The book begins with our protagonist Gudrid, witnessing the death of her mother by hanging as a sacrifice to Thor. Immediately, we are acquainted with Gudrid’s hatred of Thor for this loss, and her inspiration to reject Viking myth and lore in favor of the Christian religion. Very briefly, the events of Gudrid’s adolescent life are extrapolated- after the death of her mother, her father soon followed and so she was taken in and trained by a volva (viking mystic). When these foster parents passed, she ultimately came into the care of Eirik the Red, who she identifies with as family more than any previous. She has been married twice before, and now has a child, Snorri, with her third husband, Finn. However, she still harbours a deep love for Leif – yes, Leif Erikson – which leaves conflict in her heart.
The bulk of God’s Daughter takes place in the New World settlement Gudrid has traveled to with her husband, on the quest of finding Vinland and plunder. The settlement is besieged with the threat of discord, unruly disobedient men, and Skraeling (natives) invasion, and as a result Gudrid must confront fear of assault, murder, sickness, and even crippling depression if she is to survive to see her homeland again.

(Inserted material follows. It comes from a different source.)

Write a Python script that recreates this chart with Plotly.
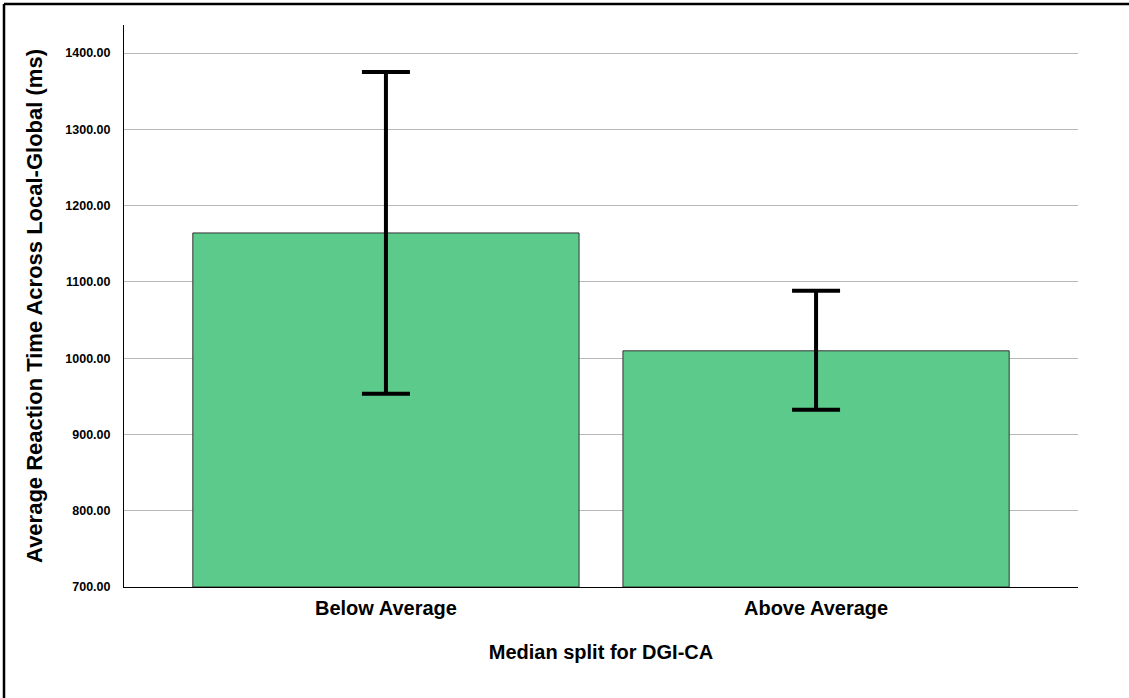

Based on this first novel, I find that the series is not exactly appropriately named. Rather than “Vikings of the New World”, this series would be far more accurate described as “Viking Women in the New World”, for the book not only comes from a strong female perspective, but focuses a vast majority of its attention on female roles and characters. In fact, the men of this book do very little other than to serve as ‘protectors’, sail away, or provide distraction for brief interludes. In comparison, the women provide the compelling vein of the story, as are they the characters who provide depth and complexity. From navigating their roles in the community absent of men, and mitigating their female perspectives from various origins (Sweden, Finland, slaves, etc), and caring for or bearing children, these characters exemplify the vast responsibilities of Viking women. As a historian I have a strong grasp of the power and influence of females within the Viking community, and this is very well represented in Gilbert’s writing.
Surprisingly, religion was not a major point of contention in God’s Daughter, as I had assumed from the implications of the title and synopsis. Perhaps this is a topic that will resurface in later books, for this is obviously not meant to be a stand-alone novel. There was great acceptance of Gudrid’s religious devotions, and though the communities often seemed to house both Norse and Christian believers, there was little conflict over the issue, and overall, just very little mention. This was something I appreciated, for it allowed the story to have substance, rather than to harp solely on one issue.
My biggest complaint with God’s Daughter is the amount of male attention Gudrid receives, and its inevitability in driving the story forward. It is understandable that she is a beautiful, influential and strong woman, but that she is already struggling with her love for both her husband and Leif, its somewhat annoying, and borders close to Mary-Sue, for the constant reminder that she is desired by other men. And in a camp with so many women and so little men, how is it the unavailable one is receiving the most attention? If any issue was driving the book, it would be this overabundance of male attention, and I truly hope this dies down in the later books.
Will I pick up the next book? Potentially. I can’t say its one I am clamoring to find, but if it comes my way, I may pick it up, just to follow these characters into the next stage.